A recent study of 300 families who received services from our program, found that the median length of time between their children's adoption and their seeking services at Casey was five years. It also found that after families left services, they often returned for additional assistance at a later time. These findings further point to the need for services and supports to be available throughout a child's development, as the need for help arises.
Because we have a recognized track record in delivering excellent, effective post-adoption services that work, Casey Family Services has been invited to work in partnership with other private and public agencies. We promote the development of networks of community supports for adoptive families, which include service providers that are knowledgeable and sensitive to issues of adoption.
In the State of Maine we are working with the Department of Human Services and the University of Southern Maine on a federally funded Child Welfare Demonstration Project. The federal resources supporting this five-year project come from funds (Title IV-E) usually dedicated to providing services to children in foster care. Maine is the only state chosen to use these resources to serve adoptive families. In Vermont, through an Adoption Opportunities grant, we are part of collaboration with the Department of Social and Rehabilitative Services and private agencies to extend post-adoption services across the state, particularly in rural areas in which services are often lacking. In Connecticut, also as part of an Adoption Opportunities grant we are working with the Department of Children and Families and the state Foster and Adoptive Parent Association to extend services to the southeastern part of the state.
These experiences have underscored the need for cross-system collaboration in order to truly address the complex issues and problems that families face that overlap social services, education and mental health.
At the groundbreaking December 2000 National Post-Adoption Services Conference in Washington, D.C., it was evident from the conference that child welfare agencies and professionals across disciplines recognize the growing need to support the increasing numbers of adoptions.

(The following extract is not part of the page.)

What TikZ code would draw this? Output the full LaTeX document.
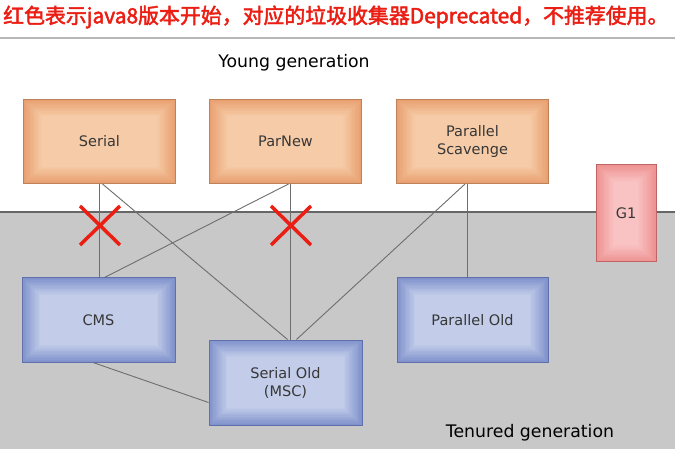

They are hungry for information about how to finance, design and implement the range of supports that are needed.
We know that there are very good services being offered and expanded in many states, including Connecticut, Maryland, Oklahoma, Pennsylvania and more. Texas has a particularly impressive statewide comprehensive post-adoption services program, which was presented during the conference. It is important to disseminate information about such efforts as widely as possible.
We're now in the process of implementing the Casey Center for Effective Child Welfare Practice, which will help to provide information about best practice models in the field particularly in the area of post-adoption services. We are fortunate as an agency that is part of a national foundation to be able to fund these services as well as provide technical assistance at no cost to adoptive families or the agencies that serve them. However, our resources are not sufficient to fill the gap alone. Additional public and private funding is needed to insure that services and supports are available and accessible.
We must all work together to acknowledge, understand and solve the often complex issues that accompany adoption. The children - too often victims of past abuse and neglect - need our continued help in making what for them may well be the most important transition of their lives. The families who have opened their hearts and homes to them deserve more than our admiration. They need our support.